Hace algunos días un noticiero televisivo destacaba como noticia que el presidente de la Asociación de Bancos Comerciales de la República Dominicana, al salir del Congreso Nacional, abordó un taxi.
La nota tributaba honores patrios al empresario por esta inusitada expresión de humildad. Nuestro asombro fue el asombro de la noticia.
En un instante, mi imaginación ya rodaba por Park Avenue, New York; poblada, como hormiguero, por un tumultuoso tránsito de taxis que trasladan, como cotidianidad barata, una buena parte del PIB mundial. Magnates anónimos, hombres de poder y genios de las finanzas devoran con avidez un hot dog en cualquier calle del bajo Manhattan sin reparar en la mancha de salsa que, escurridiza, estampa sus huellas en la fina chaqueta Hugo Boss.
Tenemos un serio problema de identidad perdida. Una sociedad ostentosa se resiste a reconocer sus miserias. Las apariencias mercadológicas disimulan muy bien nuestras carencias embriagando de ilusiones los estilos de vida de las clases sociales medias y altas, donde se supone debe residir la médula de nuestra conciencia social y la esperanza de trasformaciones trascendentes.
En los tiempos del fermento revolucionario y la idealización de las rebeldes montañas, miles de jóvenes abandonaron oportunidades de riqueza para perseguir provocadoras ideas de cambios que terminaron aniquilando sus vidas y memoria. El elitismo se acrisolaba entonces en la formación intelectual y el compromiso social. Tiempo perdido… quizás. No hubo un perdurable legado de valores de esas truncadas generaciones.

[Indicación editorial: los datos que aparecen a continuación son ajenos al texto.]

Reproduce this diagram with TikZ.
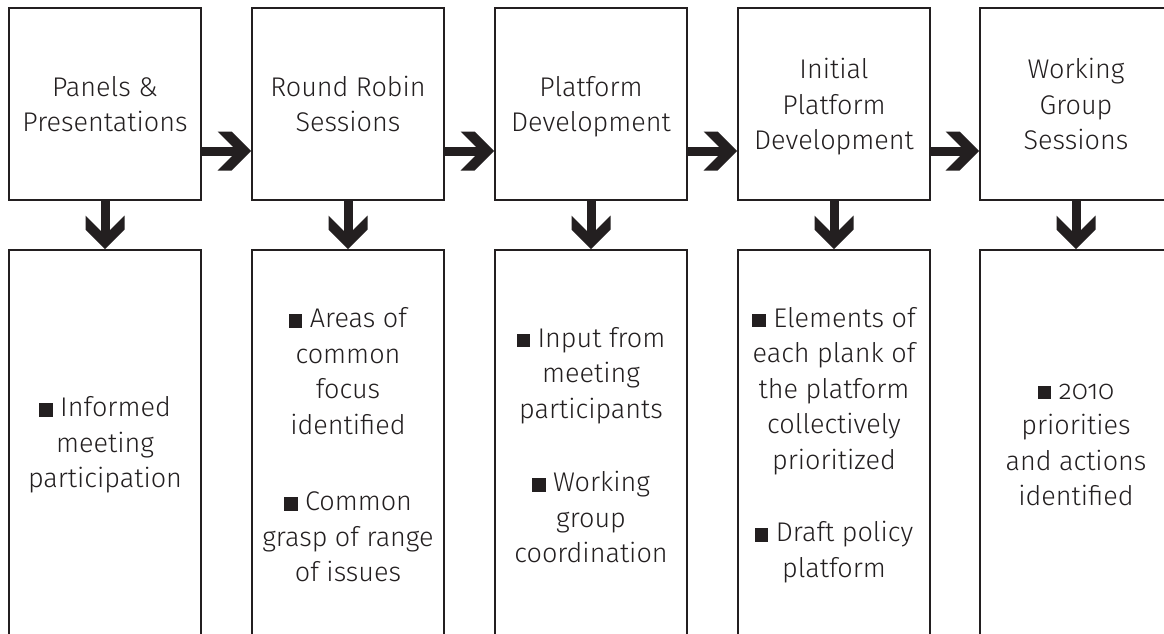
\documentclass[tikz,border=0pt]{standalone}
\usepackage{fontspec}
\setmainfont{Fira Sans Light}[Numbers=OldStyle]
\usetikzlibrary{arrows.meta}
\definecolor{ink}{HTML}{231F20}
\pgfdeclarearrow{
  name=Chev,
  setup code={
    \pgfarrowssettipend{0pt}
    \pgfarrowssetlineend{-10pt}
    \pgfarrowssetbackend{-33pt}
    \pgfarrowssetvisualbackend{-33pt}
    \pgfarrowshullpoint{0pt}{0pt}
    \pgfarrowsupperhullpoint{-33pt}{19.5pt}
  },
  drawing code={
    \pgfpathmoveto{\pgfqpoint{0pt}{0pt}}
    \pgfpathlineto{\pgfqpoint{-19.5pt}{19.5pt}}
    \pgfpathlineto{\pgfqpoint{-33.5pt}{19.5pt}}
    \pgfpathlineto{\pgfqpoint{-14pt}{0pt}}
    \pgfpathlineto{\pgfqpoint{-33.5pt}{-19.5pt}}
    \pgfpathlineto{\pgfqpoint{-19.5pt}{-19.5pt}}
    \pgfpathclose
    \pgfusepathqfill
  },
  defaults={}
}
\newcommand\bsq{\rule{0.5em}{0.5em}}
\tikzset{
  txt/.style={font=\fontsize{27}{35.5}\selectfont, text=ink, align=center},
  topbox/.style={txt, draw=ink, line width=1.6pt, minimum width=192pt, minimum height=192pt, inner sep=0pt},
  botbox/.style={txt, draw=ink, line width=1.6pt, minimum width=192pt, minimum height=390pt, inner sep=0pt},
  flow/.style={draw=ink, line width=9pt, -Chev}
}
\begin{document}
\begin{tikzpicture}[x=1pt, y=-1pt]
\useasboundingbox[fill=white] (0,0) rectangle (1164,633);
\node[topbox] (t1) at (105,104) {Panels \&\\Presentations};
\node[topbox] (t2) at (348,104) {Round Robin\\Sessions};
\node[topbox, text depth=0pt] (t3) at (591,104) {Platform\\Development};
\node[topbox, text depth=0pt] (t4) at (834,104) {Initial\\Platform\\Development};
\node[topbox] (t5) at (1076,104) {Working\\Group\\Sessions};
\node[botbox] (b1) at (105,445) {\bsq{} Informed\\meeting\\participation};
\node[botbox] (b2) at (348,445) {\bsq{} Areas of\\common\\focus\\identified\\[41pt]\bsq{} Common\\grasp of range\\of issues};
\node[botbox] (b3) at (591,445) {\bsq{} Input from\\meeting\\participants\\[38pt]\bsq{} Working\\group\\coordination};
\node[botbox] (b4) at (834,445) {\bsq{} Elements of\\each plank of\\the platform\\collectively\\prioritized\\[37pt]\bsq{} Draft policy\\platform};
\node[botbox] (b5) at (1076,445) {\bsq{} 2010\\priorities\\and actions\\identified};
\foreach \a/\b in {t1/t2,t2/t3,t3/t4,t4/t5}
  \draw[flow] ([yshift=-47pt]\a.east) -- ([yshift=-47pt]\b.west);
\foreach \i in {1,...,5}
  \draw[flow] (t\i.south) -- (b\i.north);
\end{tikzpicture}
\end{document}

Hoy, el buen abogado es el que exhibe el vehículo de marca, la más moderna instalación o el que puede darle apellidos a sus archivos. El médico más prestigioso es el que preside el club de golf más selecto. La arquitecta más aclamada es la que paga más apariciones en la crónica rosa. Eso es mediocridad y está impidiendo la apertura a nuevas visiones. Esa mediocridad es la que valida un statu quo profesional y empresarial de pura imagen y poca o ninguna sustancia, la que acredita el éxito en la fama y no en el talento, en el apellido y no en el sacrificio.
El elitismo fashion de hoy no tiene capacidad renovadora; es amante de los protagonismos sociales, narcisista y petulante. Es el que convierte las tribunas cívicas en pasarelas, las armas en cámaras y los discursos en dividendos. Es oportunista, fachoso e insulso. Se aposenta no en la academia sino en las recepciones. Se legitima criticando a la clase política sin proponer ni hacer nada distinto. Es el verdugo de la corrupción pública con el látigo de la evasión fiscal. Pide transparencia al gobierno mientras no abre sus libros contables. Reclama cambios de rumbos desde su inmovilidad y habla en nombre de un pueblo que no conoce. En fin, se queja del afrentoso transporte público pero nunca se ha montado en un concho.